John Kerry, on the other hand, relied on two familiar Democratic bulwarks to provide some his best vote margins: the lowest income group ($0-29,999), and postgrads earning less than $75,000. In particular among said postgrads did Kerry actually make gains compared to Gore. (Keep in mind that the raw exit poll data were again more Democrat-friendly than the actual results were, though.)

A noteworthy weak point however was Kerry's appeal to the lowest education level (no high school). Overall he still carried them, but by less than 10%, and his score in each income group at this education level was worse than Gore's. And with that, the 'left claw' was essentially broken:

The Democrat's electoral advantage was now heavily concentrated in the lower right quadrant. The stereotype of the prototypical Democrat as a high-education/low-income voter (students!) comes a little closer in view here - though of course you don't necessarily need to be a skint anthropolgist to fit in the bottom right category. It is, however, important not to confuse the size of Kerry's lead with the size of his vote. As you can see, the biggest circles in the chart are roughly those in the lower middle of the chart, and in each case Kerry got the same ballpark of votes as Bush.
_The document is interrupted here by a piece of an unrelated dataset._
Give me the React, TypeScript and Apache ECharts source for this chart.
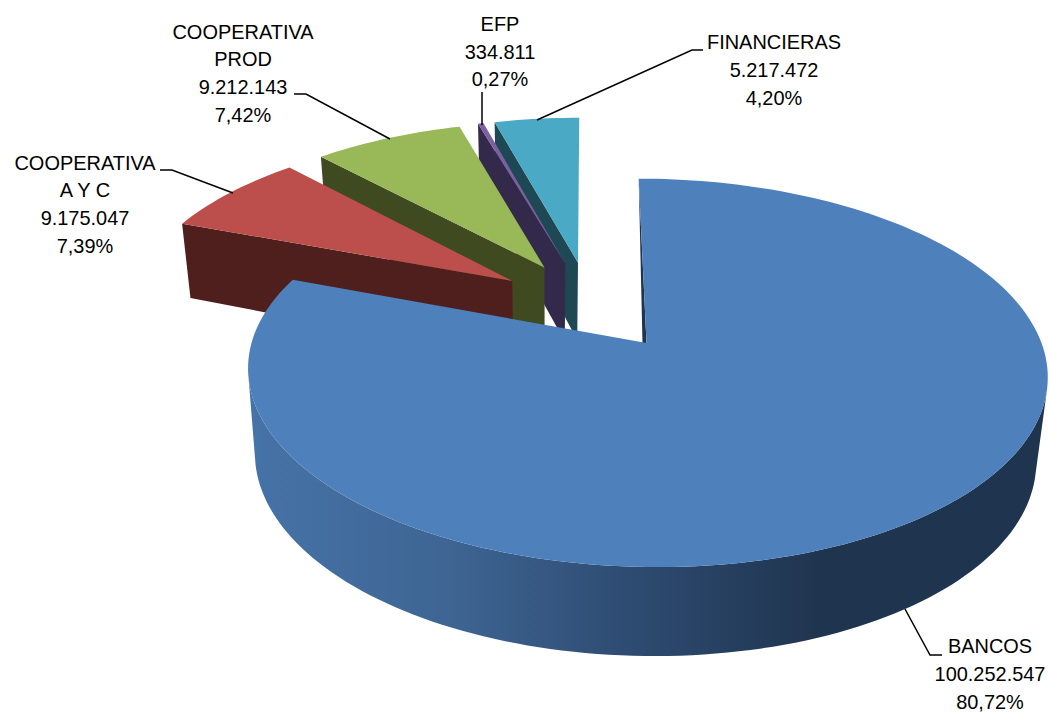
import React, { useEffect, useRef } from "react";
import * as echarts from "echarts";

// Data, in the pie's clockwise order starting at 12 o'clock
const categories = ["BANCOS", "COOPERATIVA\nA Y C", "COOPERATIVA\nPROD", "EFP", "FINANCIERAS"];
const values = [100252547, 9175047, 9212143, 334811, 5217472];

// Styling / layout, by category
const topColors = ["#4E80BC", "#BC4F4C", "#99B958", "#7D60A0", "#4AA9C4"];
const wallColors = ["#1F344E", "#4F1F1E", "#404A20", "#33294A", "#1F4855"];
const labelCenters = [[990, 673.5], [85, 203.5], [243, 72.5], [500, 51], [774, 69.5]];
const leaders = [
  [[942, 655], [930, 655], [905, 609]],
  [[160, 170], [172, 170], [233, 193]],
  [[294, 94], [306, 94], [390, 139]],
  [[482, 92], [482, 125]],
  [[703, 50], [692, 50], [537, 120]],
];
const drawOrder = [4, 3, 2, 1, 0];

// Projection of the tilted pie
const cx = 646.5, cy = 343, Rx = 395, Ry = 189.6, k = 0.1538, skew = -9, explode = 0.25;
const vanishX = 545, shrink = 0.023;

const total = values.reduce((a, b) => a + b, 0);
const RAD = Math.PI / 180;
const starts: number[] = [];
values.reduce((acc, v, i) => {
  starts[i] = acc;
  return acc + (v / total) * 360;
}, 0);
const ends = values.map((v, i) => starts[i] + (v / total) * 360);
const dir = (t: number) => [Math.sin(t * RAD), Math.cos(t * RAD)];
const mids = values.map((_, i) => (starts[i] + ends[i]) / 2);

function top(x: number, d: number) {
  const w = 1 + k * d;
  return [cx + (Rx * x + skew * d) / w, cy - (Ry * d) / w];
}
function bottom(x: number, d: number) {
  const p = top(x, d);
  const h = d < 0 ? 84 - 5 * d : 84 - 14 * d;
  return [vanishX + (p[0] - vanishX) * (1 - shrink), p[1] + h];
}
const fmtNumber = (v: number) => String(v).replace(/\B(?=(\d{3})+(?!\d))/g, ".");
const fmtPercent = (v: number) => ((v / total) * 100).toFixed(2).replace(".", ",") + "%";

function renderItem(_params: any, api: any) {
  const i = api.value(1) as number;
  const a = dir(mids[i]);
  const b = dir(mids[0]);
  const ox = explode * (a[0] - b[0]);
  const od = explode * (a[1] - b[1]);
  const arcTop: number[][] = [];
  const arcBottom: number[][] = [];
  const steps = Math.max(4, Math.ceil((ends[i] - starts[i]) / 1.5));
  for (let s = 0; s <= steps; s++) {
    const t = dir(starts[i] + ((ends[i] - starts[i]) * s) / steps);
    arcTop.push(top(t[0] + ox, t[1] + od));
    arcBottom.push(bottom(t[0] + ox, t[1] + od));
  }
  const apexTop = top(ox, od);
  const apexBottom = bottom(ox, od);
  const children: any[] = [];
  if (i === 0) {
    // only the part of the outer wall that faces the viewer
    const frontTop: number[][] = [];
    const frontBottom: number[][] = [];
    for (let s = 0; s < steps; s++) {
      const dx = arcTop[s + 1][0] - arcTop[s][0];
      const dy = arcTop[s + 1][1] - arcTop[s][1];
      const hx = arcBottom[s][0] - arcTop[s][0];
      const hy = arcBottom[s][1] - arcTop[s][1];
      if (dx * hy - dy * hx < 0) {
        frontTop.push(arcTop[s]);
        frontBottom.push(arcBottom[s]);
      }
    }
    children.push({
      type: "polygon",
      shape: { points: [...frontTop, ...frontBottom.slice().reverse()] },
      style: {
        fill: new echarts.graphic.LinearGradient(248, 0, 1048, 0, [
          { offset: 0, color: "#4673A8" },
          { offset: 0.25, color: "#3E6593" },
          { offset: 0.49, color: "#2D4A70" },
          { offset: 0.72, color: "#1F344E" },
          { offset: 1, color: "#1F344E" },
        ], true),
      },
    });
    children.push({
      type: "polygon",
      shape: { points: [arcTop[0], apexTop, [apexTop[0] - 4, apexTop[1]]] },
      style: { fill: wallColors[i] },
    });
  } else {
    children.push({
      type: "polygon",
      shape: { points: [arcTop[0], apexTop, apexBottom, arcBottom[0]] },
      style: { fill: wallColors[i] },
    });
  }
  children.push({
    type: "polygon",
    shape: { points: [apexTop, ...arcTop] },
    style: { fill: topColors[i] },
  });
  children.push({
    type: "polyline",
    shape: { points: leaders[i] },
    style: { stroke: "#000000", lineWidth: 1.5, fill: "none" },
  });
  children.push({
    type: "text",
    x: labelCenters[i][0],
    y: labelCenters[i][1],
    scaleX: 0.95,
    style: {
      x: 0,
      y: 0,
      text: `${categories[i]}\n${fmtNumber(values[i])}\n${fmtPercent(values[i])}`,
      fill: "#000000",
      font: '21px "Liberation Sans", Arial, sans-serif',
      align: "center",
      verticalAlign: "middle",
      lineHeight: 27.7,
    },
  });
  return { type: "group", children };
}

export default function App() {
  const ref = useRef<HTMLDivElement>(null);
  useEffect(() => {
    document.body.style.margin = "0";
    const chart = echarts.init(ref.current!, null, { renderer: "svg" });
    chart.setOption({
      animation: false,
      backgroundColor: "#ffffff",
      series: [
        {
          type: "custom",
          coordinateSystem: "none",
          silent: true,
          clip: false,
          renderItem,
          data: drawOrder.map((i) => [values[i], i]),
        },
      ],
    });
    return () => chart.dispose();
  }, []);
  return <div ref={ref} style={{ width: 1049, height: 712 }} />;
}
The mass of Democratic voters was there; but they didn't yield a lead.

The 2008 elections

The 2008 elections saw Obama leads almost across the board. Those included healthy margins in both lower-than-average income categories (ie up to $45,000), regardless of education. Obama regained the firm lead among the lowest-education, below-average-income voters that had been melting under Gore and then Kerry. But he also carried the two highest education categories - not just postgrads but college grads too - across all income categories, all the way up to the wealthiest. In fact, the second biggest vote lead, in absolute terms, from among all these 25 subsets came from postgrads earning over $100,000, among whom Obama lead 66% to 33% in the raw exit poll data (and 57% to 41% in the adjusted data).

In the raw exit poll data, McCain only had a lead in two of the subsets: Those without high school earning $75,000-99,999; and those with high school only earning more than $100,000. You can't get any closer to the stereotype sketched at the beginning of the post, of the self-made man with little education but a (very) good income. The sample sizes are very modest at this level though, because there just aren't a lot of people in that category: n = 14 and a less idiotically small 165, respectively. The largest amount of McCain voters were further to the right as well as a little below: college grads and postgrads at the highest income levels (the old Dole bulwarks), and people with some college in the middle-to-higher income groups. But Obama surpassed McCain's appeal in those groups.

In short: no, the contradiction between the exit poll data by income and by education does not mean that the two parties are full of self-made millionaires and broke academics, respectively. It's more convoluted than that, and an important bulk of voters for both parties remains at the middle of the charts: those with mid-level education and mid-level incomes. However, interesting patterns emerge, as well as changes in those patterns.

Clinton's victory depended on running up the margins among the lowest as well as highest education groups, and across the lowest income bracket regardless of education. In contrast, when you look at Obama's victory chart you can almost draw a straight diagonal line from the bottom left to the top right to identify his bulwarks. The higher people's education, the further the Democrat's appeal reaches up the income ladder. The lower their education, the sooner a higher income level implies more support for the Republican.

What will the picture tomorrow end up looking like? Thanks to the drastic curtailment of the exit polls this year, we might not properly come to know.

All exit poll data derived from: Best, Samuel J., Brian S. Krueger, Jeffrey W. Ladewig, and Clifford D. Vickrey. 2012. Dimpled Chad. Retrieved from http://www.dimpledchad.info.